New Delhi, 18 June 2026 — India thermal coal imports have fallen to their lowest level in four years, as a combination of higher domestic coal output and rapidly expanding renewable energy generation curbs the country’s appetite for foreign supplies, according to data from commodities consultancy BigMint.
The Numbers Behind India Thermal Coal Imports Decline
Overall thermal coal imports reached 65 million tons in the January-to-May period of 2026, representing a 12 percent decline year-on-year. That puts India’s pace of imports at a four-year low for the equivalent period, marking a significant structural shift for the world’s second-largest coal consumer and importer.
Two forces are driving the contraction. Domestic coal production has increased, reducing the volume of foreign supply required to meet the baseload demand of India’s power plants. At the same time, rising generation from solar and wind capacity is displacing thermal power during daylight hours, further reducing the volume of coal that utilities need to burn and, by extension, import.

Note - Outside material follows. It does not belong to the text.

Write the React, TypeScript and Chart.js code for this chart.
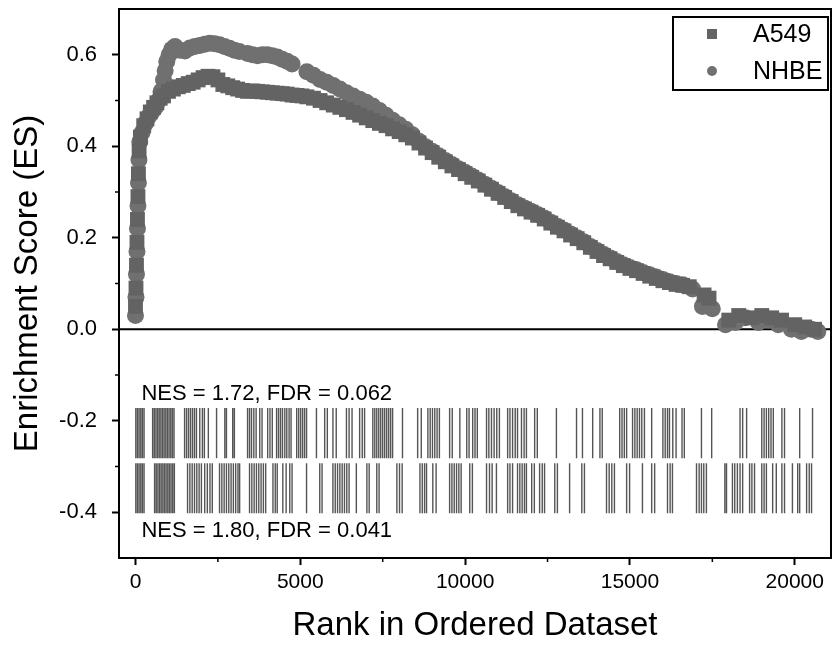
import React, { useEffect, useRef } from 'react';
import { Chart, registerables } from 'chart.js';

Chart.register(...registerables);

const FONT = "'Liberation Sans', Arial, Helvetica, sans-serif";

const seriesLabels = ['A549', 'NHBE'];
const xTitle = 'Rank in Ordered Dataset';
const yTitle = 'Enrichment Score (ES)';
const statLabels = ['NES = 1.72, FDR = 0.062', 'NES = 1.80, FDR = 0.041'];

const xTickValues = [0, 5000, 10000, 15000, 20000];
const xMinorValues = [2500, 7500, 12500, 17500];
const yTickValues = [-0.4, -0.2, 0.0, 0.2, 0.4, 0.6];
const yMinorValues = [-0.3, -0.1, 0.1, 0.3, 0.5];

const a549Rank = [0, 15, 30, 45, 60, 75, 90, 110, 150, 250, 350, 450, 550, 650, 750, 850, 1000, 1150, 1300, 1450, 1600, 1750, 1900, 2050, 2200, 2350, 2500, 2650, 2800, 2950, 3100, 3250, 3400, 3550, 3700, 3850, 4000, 4150, 4300, 4450, 4600, 4750, 4900, 5050, 5200, 5400, 5600, 5800, 6000, 6200, 6400, 6600, 6800, 7000, 7200, 7400, 7600, 7800, 8000, 8200, 8400, 8600, 8800, 9000, 9200, 9400, 9600, 9800, 10000, 10200, 10400, 10600, 10800, 11000, 11200, 11400, 11600, 11800, 12000, 12200, 12400, 12600, 12800, 13000, 13200, 13400, 13600, 13800, 14000, 14200, 14400, 14600, 14800, 15000, 15200, 15400, 15600, 15800, 16000, 16200, 16400, 16600, 16800, 17250, 17400, 18000, 18300, 18700, 19000, 19300, 19600, 20000, 20300, 20600];
const a549ES = [0.05, 0.09, 0.14, 0.19, 0.24, 0.29, 0.34, 0.39, 0.42, 0.445, 0.46, 0.475, 0.485, 0.495, 0.505, 0.51, 0.52, 0.525, 0.53, 0.533, 0.537, 0.54, 0.545, 0.55, 0.553, 0.552, 0.545, 0.535, 0.532, 0.528, 0.525, 0.522, 0.52, 0.521, 0.52, 0.519, 0.518, 0.517, 0.516, 0.515, 0.514, 0.512, 0.511, 0.51, 0.508, 0.505, 0.5, 0.495, 0.49, 0.485, 0.48, 0.474, 0.468, 0.462, 0.456, 0.45, 0.445, 0.438, 0.432, 0.425, 0.418, 0.407, 0.396, 0.386, 0.376, 0.366, 0.357, 0.349, 0.34, 0.332, 0.324, 0.315, 0.306, 0.297, 0.288, 0.279, 0.27, 0.263, 0.256, 0.249, 0.241, 0.232, 0.223, 0.215, 0.206, 0.198, 0.189, 0.179, 0.17, 0.161, 0.154, 0.146, 0.139, 0.133, 0.128, 0.122, 0.116, 0.111, 0.106, 0.102, 0.098, 0.096, 0.093, 0.075, 0.068, 0.02, 0.03, 0.025, 0.03, 0.025, 0.02, 0.01, 0.005, 0.0];

const nhbeRank = [0, 15, 30, 45, 60, 75, 90, 105, 130, 200, 300, 400, 500, 600, 700, 780, 850, 900, 950, 1020, 1100, 1200, 1350, 1500, 1650, 1800, 1950, 2100, 2250, 2400, 2550, 2700, 2850, 3000, 3150, 3400, 3550, 3700, 3850, 4000, 4150, 4300, 4450, 4600, 4750, 5200, 5400, 5600, 5800, 6000, 6200, 6400, 6600, 6800, 7000, 7200, 7400, 7600, 7800, 8000, 8200, 8400, 8600, 8800, 9000, 9200, 9400, 9600, 9800, 10000, 10200, 10400, 10600, 10800, 11000, 11200, 11400, 11600, 11800, 12000, 12200, 12400, 12600, 12800, 13000, 13200, 13400, 13600, 13800, 14000, 14200, 14400, 14600, 14800, 15000, 15200, 15400, 15600, 15800, 16000, 16200, 16400, 16600, 16900, 17200, 17500, 17900, 18200, 18500, 18900, 19200, 19500, 19900, 20200, 20500, 20700];
const nhbeES = [0.03, 0.07, 0.12, 0.17, 0.22, 0.27, 0.32, 0.37, 0.41, 0.43, 0.45, 0.465, 0.475, 0.485, 0.5, 0.52, 0.545, 0.565, 0.585, 0.6, 0.612, 0.618, 0.61, 0.608, 0.615, 0.618, 0.62, 0.623, 0.625, 0.624, 0.622, 0.618, 0.614, 0.61, 0.607, 0.603, 0.6, 0.598, 0.6, 0.6, 0.598, 0.595, 0.59, 0.586, 0.58, 0.563, 0.555, 0.546, 0.54, 0.533, 0.525, 0.517, 0.51, 0.503, 0.496, 0.488, 0.478, 0.468, 0.457, 0.447, 0.437, 0.425, 0.411, 0.399, 0.389, 0.379, 0.369, 0.36, 0.351, 0.343, 0.335, 0.326, 0.317, 0.308, 0.299, 0.29, 0.281, 0.272, 0.265, 0.258, 0.251, 0.243, 0.234, 0.225, 0.217, 0.208, 0.2, 0.191, 0.181, 0.172, 0.164, 0.156, 0.148, 0.141, 0.135, 0.13, 0.124, 0.119, 0.114, 0.109, 0.104, 0.1, 0.097, 0.088, 0.05, 0.045, 0.01, 0.015, 0.025, 0.015, 0.02, 0.01, 0.0, -0.005, 0.0, -0.005];

// gene-set hit positions (rank) for each cell line
const a549Hits = [10, 60, 110, 160, 210, 260, 520, 570, 620, 670, 720, 770, 820, 870, 920, 970, 1020, 1070, 1120, 1170, 1490, 1550, 1610, 1670, 1730, 1790, 1850, 1950, 2030, 2090, 2210, 2460, 2710, 2760, 2950, 3000, 3400, 3460, 3520, 3590, 3660, 3770, 3840, 4010, 4080, 4150, 4280, 4340, 4400, 4460, 4530, 4590, 4660, 4720, 4890, 4950, 5010, 5070, 5130, 5190, 5490, 5740, 5820, 5990, 6090, 6400, 6480, 6570, 6800, 6880, 6950, 7200, 7260, 7320, 7380, 7440, 7500, 7560, 7620, 7680, 7740, 7800, 8100, 8560, 8670, 8870, 8940, 9010, 9080, 9150, 9220, 9530, 9610, 9840, 10050, 10120, 10230, 10300, 10370, 10650, 10720, 10800, 10880, 10960, 11040, 11290, 11360, 11440, 11520, 11590, 11710, 11790, 11860, 12110, 12190, 12770, 13380, 13560, 13870, 14090, 14160, 14690, 14760, 14830, 14900, 15080, 15150, 15220, 15290, 15360, 15440, 15660, 16000, 16070, 16140, 16200, 16300, 16400, 16580, 16650, 17170, 17480, 18340, 18420, 18540, 19000, 19070, 19140, 19210, 19280, 19350, 19610, 19690, 20150, 20540];
const nhbeHits = [10, 60, 110, 160, 210, 260, 580, 630, 680, 730, 780, 830, 880, 930, 980, 1030, 1080, 1130, 1180, 1580, 1650, 1720, 1790, 1860, 1930, 2000, 2100, 2180, 2260, 2330, 2550, 2620, 2690, 2760, 2830, 2900, 2970, 3040, 3110, 3160, 3460, 3530, 3600, 3670, 3740, 3810, 3880, 3950, 4170, 4240, 4300, 4470, 4570, 4680, 4750, 5190, 5590, 5660, 5990, 6060, 6130, 6200, 6270, 6340, 6410, 6480, 6700, 7020, 7090, 7320, 7390, 7930, 8010, 8090, 8630, 8700, 8770, 8830, 9020, 9120, 9530, 9600, 9670, 9740, 9810, 9880, 10140, 10220, 10650, 10740, 10820, 10950, 11290, 11360, 11440, 11590, 11660, 11730, 11800, 11860, 12020, 12100, 12260, 12340, 12410, 12720, 12800, 13170, 13540, 13620, 14290, 14370, 14450, 14530, 14900, 14990, 15380, 15660, 15750, 16140, 16220, 16290, 17020, 17100, 17170, 17240, 17320, 17880, 17930, 18110, 18180, 18260, 18340, 18420, 18630, 18700, 18780, 19000, 19070, 19140, 19330, 19440, 19610, 19690, 19930, 20090, 20150, 20360, 20440, 20510];

// ES extent of each hit row (top, bottom) and of the stat labels
const a549HitBand = [-0.172, -0.282];
const nhbeHitBand = [-0.293, -0.402];
const statY = [-0.142, -0.44];
const statRank = 180;

const MARK_A549 = '#636363';
const MARK_NHBE = '#707070';
const HIT_COLOR = '#555555';

const toPoints = (xs: number[], ys: number[]) =>
  xs.slice(0, Math.min(xs.length, ys.length)).map((v, i) => ({ x: v, y: ys[i] }));

const decorPlugin = {
  id: 'gseaDecor',
  beforeDatasetsDraw(chart: any) {
    const { ctx, chartArea: a, scales } = chart;
    const x = scales.x;
    const y = scales.y;
    ctx.save();
    ctx.strokeStyle = '#000';
    ctx.lineWidth = 2;
    const y0 = y.getPixelForValue(0);
    ctx.beginPath();
    ctx.moveTo(a.left, y0);
    ctx.lineTo(a.right, y0);
    ctx.stroke();
    const rows: [number[], number[]][] = [
      [a549Hits, a549HitBand],
      [nhbeHits, nhbeHitBand],
    ];
    ctx.strokeStyle = HIT_COLOR;
    ctx.lineWidth = 1.4;
    for (const [hits, band] of rows) {
      const yt = y.getPixelForValue(band[0]);
      const yb = y.getPixelForValue(band[1]);
      ctx.beginPath();
      for (const h of hits) {
        const px = x.getPixelForValue(h);
        ctx.moveTo(px, yt);
        ctx.lineTo(px, yb);
      }
      ctx.stroke();
    }
    ctx.fillStyle = '#000';
    ctx.font = `22px ${FONT}`;
    ctx.textAlign = 'left';
    ctx.textBaseline = 'middle';
    statLabels.forEach((t, i) => {
      ctx.fillText(t, x.getPixelForValue(statRank), y.getPixelForValue(statY[i]));
    });
    ctx.restore();
  },
  afterDraw(chart: any) {
    const { ctx, chartArea: a, scales } = chart;
    const x = scales.x;
    const y = scales.y;
    ctx.save();
    ctx.strokeStyle = '#000';
    ctx.lineWidth = 2;
    ctx.strokeRect(a.left, a.top, a.right - a.left, a.bottom - a.top);
    ctx.lineWidth = 1.5;
    ctx.beginPath();
    for (const v of xMinorValues) {
      const px = x.getPixelForValue(v);
      ctx.moveTo(px, a.bottom);
      ctx.lineTo(px, a.bottom + 4);
    }
    for (const v of yMinorValues) {
      const py = y.getPixelForValue(v);
      ctx.moveTo(a.left, py);
      ctx.lineTo(a.left - 4, py);
    }
    ctx.stroke();
    // legend
    const bw = 155;
    const bh = 73;
    const bx = a.right - 3 - bw;
    const by = a.top + 8;
    ctx.fillStyle = '#fff';
    ctx.fillRect(bx, by, bw, bh);
    ctx.lineWidth = 2;
    ctx.strokeRect(bx, by, bw, bh);
    ctx.font = `25px ${FONT}`;
    ctx.textAlign = 'left';
    ctx.textBaseline = 'middle';
    const ds = chart.data.datasets;
    ds.forEach((d: any, i: number) => {
      const cy = by + 17 + i * 37;
      const cx = bx + 39;
      ctx.fillStyle = d.backgroundColor;
      if (d.pointStyle === 'rect') {
        ctx.fillRect(cx - 5, cy - 5, 10, 10);
      } else {
        ctx.beginPath();
        ctx.arc(cx, cy, 5, 0, Math.PI * 2);
        ctx.fill();
      }
      ctx.fillStyle = '#000';
      ctx.fillText(d.label, bx + 80, cy + 1);
    });
    ctx.restore();
  },
};

export default function App() {
  const ref = useRef<HTMLCanvasElement | null>(null);
  useEffect(() => {
    if (!ref.current) return;
    const chart = new Chart(ref.current, {
      type: 'scatter',
      data: {
        datasets: [
          {
            label: seriesLabels[0],
            data: toPoints(a549Rank, a549ES),
            pointStyle: 'rect',
            pointRadius: 10.5,
            backgroundColor: MARK_A549,
            borderWidth: 0,
          },
          {
            label: seriesLabels[1],
            data: toPoints(nhbeRank, nhbeES),
            pointStyle: 'circle',
            pointRadius: 8.5,
            backgroundColor: MARK_NHBE,
            borderWidth: 0,
          },
        ],
      },
      options: {
        responsive: false,
        animation: false,
        devicePixelRatio: 1,
        events: [],
        layout: { autoPadding: false, padding: { top: 9, right: 1, left: 0, bottom: 0 } },
        plugins: { legend: { display: false }, tooltip: { enabled: false } },
        scales: {
          x: {
            type: 'linear',
            min: -500,
            max: 21100,
            afterBuildTicks: (s: any) => {
              s.ticks = xTickValues.map((v) => ({ value: v }));
            },
            afterFit: (s: any) => {
              s.height = 94;
              s.paddingLeft = 0;
              s.paddingRight = 0;
            },
            ticks: {
              color: '#000',
              font: { family: FONT, size: 21 },
              padding: 5,
              maxRotation: 0,
              autoSkip: false,
              callback: (v: any) => String(v),
            },
            grid: {
              drawOnChartArea: false,
              drawTicks: true,
              tickLength: 7,
              tickWidth: 2,
              tickColor: '#000',
            },
            border: { display: false },
            title: {
              display: true,
              text: xTitle,
              color: '#000',
              font: { family: FONT, size: 33 },
              padding: { top: 0, bottom: 6 },
            },
          },
          y: {
            type: 'linear',
            min: -0.5,
            max: 0.7,
            afterBuildTicks: (s: any) => {
              s.ticks = yTickValues.map((v) => ({ value: v }));
            },
            afterFit: (s: any) => {
              s.width = 119;
              s.paddingTop = 0;
              s.paddingBottom = 0;
            },
            ticks: {
              color: '#000',
              font: { family: FONT, size: 22 },
              padding: 15,
              autoSkip: false,
              callback: (v: any) => Number(v).toFixed(1),
            },
            grid: {
              drawOnChartArea: false,
              drawTicks: true,
              tickLength: 7,
              tickWidth: 2,
              tickColor: '#000',
            },
            border: { display: false },
            title: {
              display: true,
              text: yTitle,
              color: '#000',
              font: { family: FONT, size: 33 },
              padding: { top: 8, bottom: 0 },
            },
          },
        },
      },
      plugins: [decorPlugin],
    } as any);
    return () => chart.destroy();
  }, []);
  return (
    <div style={{ position: 'absolute', left: 0, top: 0, width: 832, height: 652, background: '#fff' }}>
      <canvas ref={ref} width={832} height={652} style={{ display: 'block', width: 832, height: 652 }} />
    </div>
  );
}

Renewables Taking a Larger Share of Generation
India has been expanding its clean energy capacity at pace. The country’s installed renewable energy capacity has crossed 200 gigawatts, and solar in particular has become a meaningful source of daytime power generation. According to government energy statistics published earlier this year, coal still supplies the large majority of India’s electricity, but non-fossil sources contributed the majority of additional generation growth in the most recent full financial year, marking a genuine inflection point in the country’s energy trajectory.
That trend is now feeding through clearly into import data. When solar output is strong, thermal power plants run at reduced loads, drawing down less coal from both domestic stockpiles and imported sources. The effect is especially visible in the January-to-May period, when India’s northern summer is building and solar irradiance is high across much of the subcontinent.
Domestic Output Closing the Gap
Alongside the renewables effect, India has been boosting coal mining volumes at home. Coal India Limited, the state-owned miner that dominates domestic production, has been expanding output as part of the government’s long-running drive to reduce dependence on imports and improve energy security. India’s total coal production rose by approximately 5 percent year-on-year in the most recent annual period, according to official energy statistics, narrowing the gap between domestic supply and power sector demand.
The Indian government has for several years maintained a target of displacing thermal imports used for blending at domestic coal-fired plants, and the current data suggests that policy is gaining traction.
The Wider Energy Transition Context
India holds a complex position in the global energy debate. It has committed to achieving net zero emissions by 2070, and its National Electricity Plan charts a path toward a majority renewable installed capacity base by the late 2020s. At the same time, the country’s rapidly growing economy and rising power demand mean coal is not exiting the mix any time soon.
The current drop in thermal coal imports does not mean India is abandoning the fuel. Coastal power plants built specifically to run on imported coal, and industrial users such as the sponge iron sector, continue to require foreign supply that cannot be easily substituted by domestic alternatives. The structural factors pushing imports down, however, are real: domestic production gains and renewable generation growth are both durable trends that are likely to exert sustained downward pressure on the volume of thermal coal India buys from overseas in the years ahead.